The only national award of its kind, the Golden Spur honors individuals who have made outstanding contributions to the U.S. ranching and livestock industry, and is a joint recognition by the American Quarter Horse Association, National Cattlemen’s Foundation, Ranching Heritage Association, Texas and Southwestern Cattle Raisers Association, Texas Cattle Feeders Association and Texas Farm Bureau, among other leading livestock and agribusiness organizations.
Welch, also a recipient of the prestigious Charles Goodnight Award, given to persons devoted to preserving the ranching way of life, has won a record five NCHA Futurity championships, as well as four NCHA World Championship titles. His latest championship title came this past December, when at 83, he took reserve in the NCHA Futurity 50th Anniversary Champions Cup.
“The cutting horse is the cowman’s computer,” says Welch, who operates his ranch on horseback, using former and future cutting competitors as mounts. Fellow ranchers, cowboys and friends join in on Welch’s roundups to gather cattle and sort and brand them.
Born and raised in big ranch country near Midland, Tex., with a “burning desire” to become a cowboy, Welch quit school after the sixth grade and earned his first wages on the Proctor Ranch near Midland, Texas, working for Foy and Leonard Proctor. who handled as many as 30,000 cattle a year. Foy Proctor received the Golden Spur Award in 1984, when he was 88.

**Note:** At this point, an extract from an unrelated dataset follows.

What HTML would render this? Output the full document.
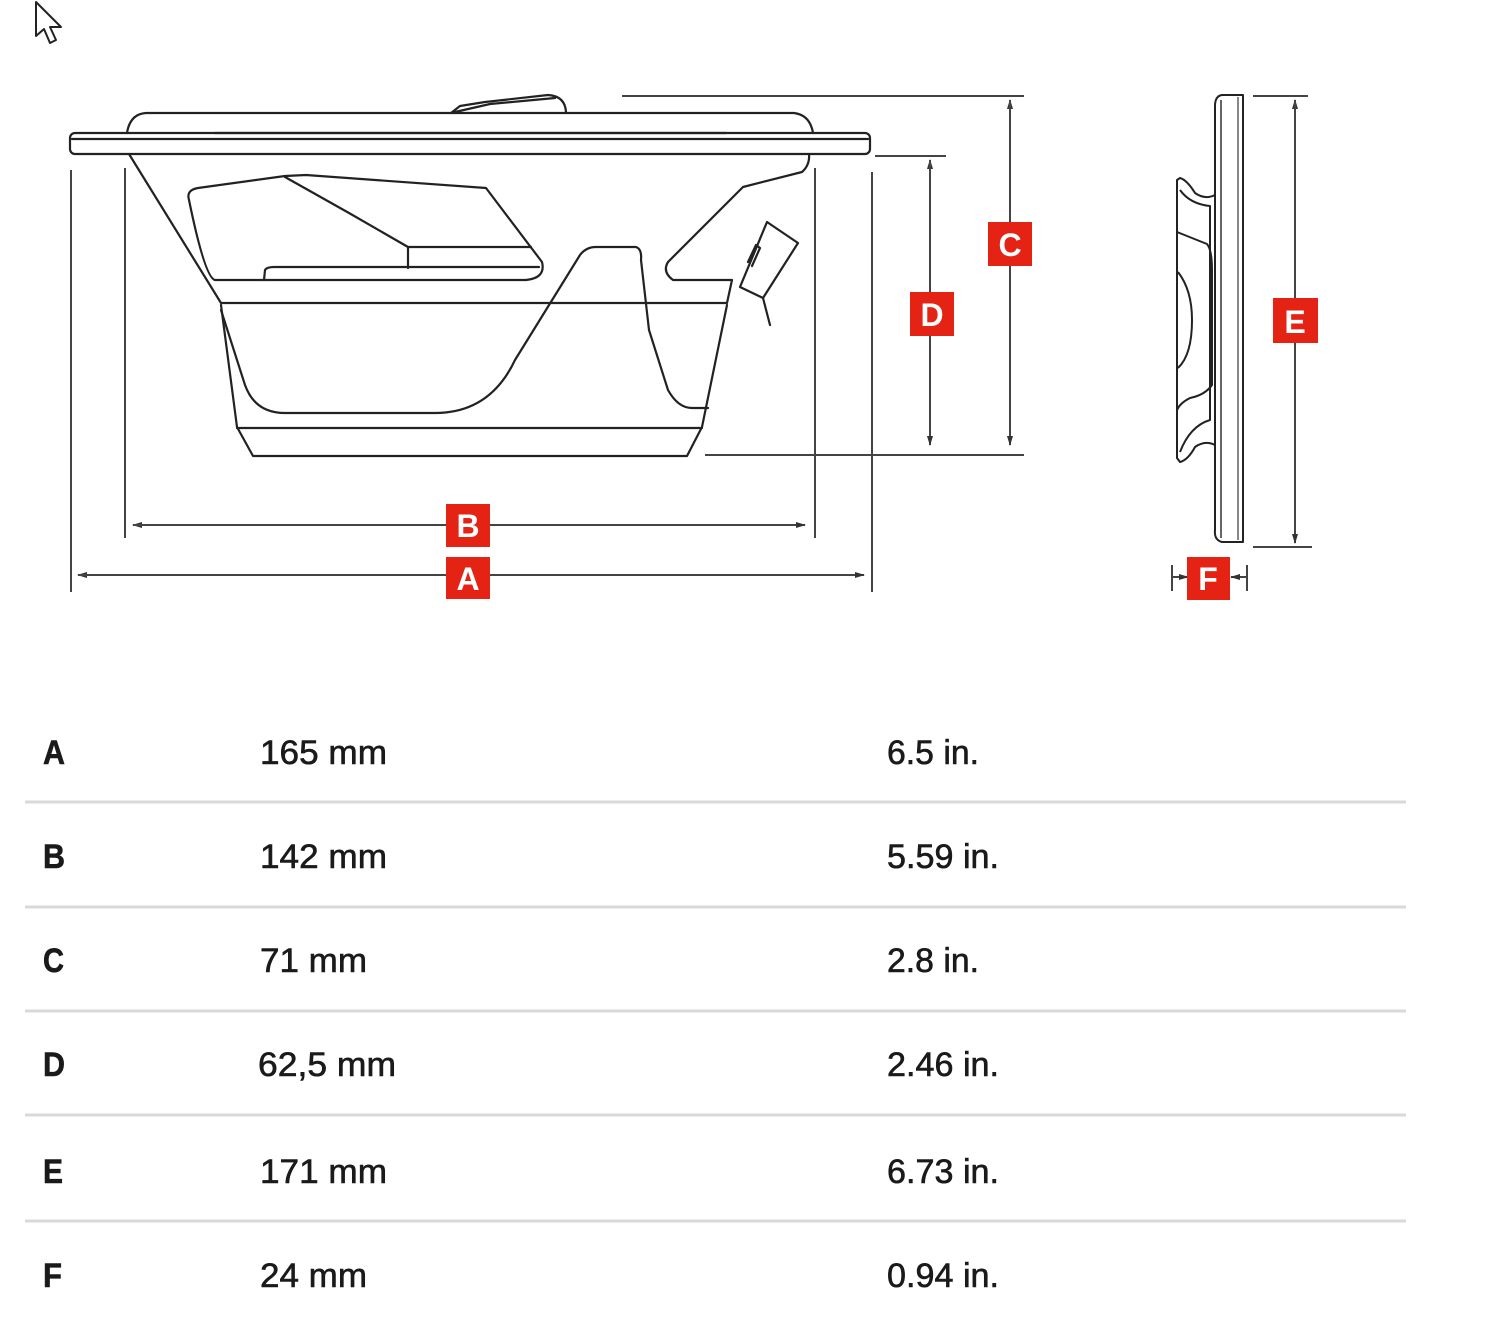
<!DOCTYPE html>
<html><head><meta charset="utf-8"><style>
html,body{margin:0;padding:0;background:#fff;}
svg{display:block;}
text{font-family:"Liberation Sans",sans-serif;}
</style></head><body>
<svg width="1500" height="1325" viewBox="0 0 1500 1325" xmlns="http://www.w3.org/2000/svg">
<defs>
<marker id="ar" markerWidth="10" markerHeight="8" refX="9" refY="4" orient="auto" markerUnits="userSpaceOnUse">
<path d="M0,1 L10,4 L0,7 Z" fill="#333"/></marker>
</defs>
<!-- cursor -->
<path d="M36,2 L36,36 L44,29 L50,43 L56,40 L50,27 L61,27 Z" fill="#fff" stroke="#222" stroke-width="2" stroke-linejoin="round"/>

<g fill="none" stroke="#222" stroke-width="2.2" stroke-linejoin="round" stroke-linecap="round">
<rect x="70" y="133" width="800" height="21" rx="5"/>
<line x1="72" y1="139" x2="868" y2="139"/>
<line x1="215" y1="133" x2="726" y2="133"/>
<path d="M127,133 Q130,114 146,113 L794,113 Q810,115 813,133"/>
<path d="M451,113 L460,106 L485,102 L548,95 Q565,96 566,112"/>
<path d="M455,112 L490,104 L555,98"/>
<path d="M129,154 L221,303 L727,303 L732,280 L673,280 Q662,272 668,262 L743,187 L802,172 Q810,165 809,154"/>
<path d="M221,305 L237,427 L253,456 L687,456 L702,427 L727,305"/>
<line x1="237" y1="428" x2="702" y2="428"/>
<path d="M189,200 Q186,190 198,188 L285,176 L306,175 L486,188 L542,262 Q546,278 526,280 L215,280 Q205,278 189,200 Z"/>
<path d="M285,177 L349,213 L408,247 L408,268"/>
<line x1="408" y1="247" x2="531" y2="247"/>
<path d="M264,280 L265,270 Q267,267 274,267 L539,267"/>
<path d="M221,310 L245,385 Q255,413 285,413 L435,413 Q490,413 515,360 L580,255 Q586,247 596,247 L636,247 Q642,249 641,260 L649,330 L668,390 Q678,408 692,408 L708,408"/>
<path d="M740,287 L767,222 L798,243 L763,298 Z"/>
<path d="M748,262 L756,245 L760,248 L752,266"/>
<path d="M763,298 L770,325"/>
</g>

<g stroke="#444" stroke-width="2" fill="none">
<line x1="71" y1="170" x2="71" y2="592"/>
<line x1="125" y1="168" x2="125" y2="538"/>
<line x1="815" y1="168" x2="815" y2="538"/>
<line x1="872" y1="172" x2="872" y2="592"/>
<line x1="805" y1="525" x2="133" y2="525" marker-end="url(#ar)"/>
<line x1="133" y1="525" x2="805" y2="525" marker-end="url(#ar)"/>
<line x1="864" y1="575" x2="78" y2="575" marker-end="url(#ar)"/>
<line x1="78" y1="575" x2="864" y2="575" marker-end="url(#ar)"/>
<line x1="622" y1="96" x2="1024" y2="96"/>
<line x1="705" y1="455" x2="1024" y2="455"/>
<line x1="1010" y1="445" x2="1010" y2="100" marker-end="url(#ar)"/>
<line x1="1010" y1="100" x2="1010" y2="445" marker-end="url(#ar)"/>
<line x1="875" y1="156" x2="946" y2="156"/>
<line x1="930" y1="445" x2="930" y2="160" marker-end="url(#ar)"/>
<line x1="930" y1="160" x2="930" y2="445" marker-end="url(#ar)"/>
<line x1="1253" y1="96" x2="1308" y2="96"/>
<line x1="1253" y1="547" x2="1312" y2="547"/>
<line x1="1295" y1="543" x2="1295" y2="100" marker-end="url(#ar)"/>
<line x1="1295" y1="100" x2="1295" y2="543" marker-end="url(#ar)"/>
<line x1="1172" y1="565" x2="1172" y2="591"/>
<line x1="1247" y1="565" x2="1247" y2="591"/>
<line x1="1172" y1="577" x2="1188" y2="577" marker-end="url(#ar)"/>
<line x1="1247" y1="577" x2="1231" y2="577" marker-end="url(#ar)"/>
</g>

<g fill="none" stroke="#222" stroke-width="2" stroke-linejoin="round">
<path d="M1222,95 L1243,95 L1243,542 L1222,542 Q1214,540 1215,530 L1215,106 Q1215,96 1222,95 Z"/>
<line x1="1221" y1="100" x2="1221" y2="538" stroke="#666"/>
<line x1="1238" y1="97" x2="1238" y2="540" stroke="#888"/>
<path d="M1215,195 Q1205,200 1195,193 Q1187,180 1180,178 L1177,180 L1177,458 L1180,462 Q1188,460 1195,447 Q1205,440 1215,445"/>
<path d="M1180,190 Q1190,204 1210,206 L1210,420 Q1190,426 1180,452"/>
<path d="M1177,232 Q1192,238 1207,244 Q1212,250 1212,270 L1212,385 Q1205,395 1190,398 Q1180,403 1177,410"/>
<path d="M1178,272 Q1192,290 1192,320 Q1192,355 1178,368"/>
</g>

<g font-weight="bold" font-size="32" fill="#fff" text-anchor="middle">
<rect x="446" y="504" width="44" height="43" fill="#e52315"/><text x="468" y="537">B</text>
<rect x="446" y="557" width="44" height="42" fill="#e52315"/><text x="468" y="590">A</text>
<rect x="988" y="222" width="44" height="44" fill="#e52315"/><text x="1010" y="256">C</text>
<rect x="910" y="292" width="44" height="44" fill="#e52315"/><text x="932" y="326">D</text>
<rect x="1273" y="298" width="45" height="45" fill="#e52315"/><text x="1295" y="333">E</text>
<rect x="1187" y="557" width="43" height="43" fill="#e52315"/><text x="1208" y="590">F</text>
</g>

<g stroke="#d9d9d9" stroke-width="3">
<line x1="25" y1="802" x2="1406" y2="802"/>
<line x1="25" y1="907" x2="1406" y2="907"/>
<line x1="25" y1="1011" x2="1406" y2="1011"/>
<line x1="25" y1="1115" x2="1406" y2="1115"/>
<line x1="25" y1="1221" x2="1406" y2="1221"/>
</g>
<g font-size="34" fill="#1a1a1a" stroke="#1a1a1a" stroke-width="0.6" lengthAdjust="spacingAndGlyphs">
<text x="43" y="764" font-weight="bold" textLength="22" lengthAdjust="spacingAndGlyphs">A</text><text x="260" y="764" textLength="127" lengthAdjust="spacingAndGlyphs">165 mm</text><text x="887" y="764" textLength="92" lengthAdjust="spacingAndGlyphs">6.5 in.</text>
<text x="43" y="868" font-weight="bold" textLength="22" lengthAdjust="spacingAndGlyphs">B</text><text x="260" y="868" textLength="127" lengthAdjust="spacingAndGlyphs">142 mm</text><text x="887" y="868" textLength="112" lengthAdjust="spacingAndGlyphs">5.59 in.</text>
<text x="43" y="972" font-weight="bold" textLength="21" lengthAdjust="spacingAndGlyphs">C</text><text x="260" y="972" textLength="107" lengthAdjust="spacingAndGlyphs">71 mm</text><text x="887" y="972" textLength="92" lengthAdjust="spacingAndGlyphs">2.8 in.</text>
<text x="43" y="1076" font-weight="bold" textLength="22" lengthAdjust="spacingAndGlyphs">D</text><text x="258" y="1076" textLength="138" lengthAdjust="spacingAndGlyphs">62,5 mm</text><text x="887" y="1076" textLength="112" lengthAdjust="spacingAndGlyphs">2.46 in.</text>
<text x="43" y="1183" font-weight="bold" textLength="20" lengthAdjust="spacingAndGlyphs">E</text><text x="260" y="1183" textLength="127" lengthAdjust="spacingAndGlyphs">171 mm</text><text x="887" y="1183" textLength="112" lengthAdjust="spacingAndGlyphs">6.73 in.</text>
<text x="43" y="1287" font-weight="bold" textLength="19" lengthAdjust="spacingAndGlyphs">F</text><text x="260" y="1287" textLength="107" lengthAdjust="spacingAndGlyphs">24 mm</text><text x="887" y="1287" textLength="112" lengthAdjust="spacingAndGlyphs">0.94 in.</text>
</g>
</svg>
</body></html>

Welch worked for the Proctors for two years, all the while absorbing invaluable knowledge that could never be taught in a classroom, and after he left the Proctor’s he continued to hone his skills on other ranches, including Reynolds’ Cattle Company’s Long X in far West Texas.
It was rancher and early-day Quarter Horse breeder Warren Shoemaker, Waltrous, NM, who awoke Welch to the possibility of training horses for competition. And it was Shoemaker’s neighbor, Homer Ingram, who sold Welch an unbroken, range-bred colt that he named Chickasha Mike and trained to be a top NCHA competitor in the 1950s.
Welch’s long-term goal was to become a full-time rancher, with a herd of his own, and horse training afforded him the ability to maintain some mother cows, while building toward the future. Marion’s Girl, who he trained for Marion Flynt of Midland and showed as NCHA World Champion in 1954 and 1956, was the horse that launched him into a full-tilt training career that made him a legend with horses such as Money’s Glo and Chickasha Glo, the first two NCHA Futurity champions, as well as Rey Jay’s Pete, Mr San Peppy, Peppy San Badger and countless more.
When Welch retired as trainer and breeding consultant for King Ranch, in the late 1980s, his focus returned to his postponed dream of becoming a West Texas rancher. That dream came true near Rotan, Texas, where for the past two decades, Welch and his wife Sheila have raised cattle under their “B Lazy W” brand.
Welch’s cattle are now in as much demand as his cutting horses. For the past 20 years he has marketed his calves to Coleman Natural Meats, an initial decision that coincided perfectly with the public demand for naturally grown foods.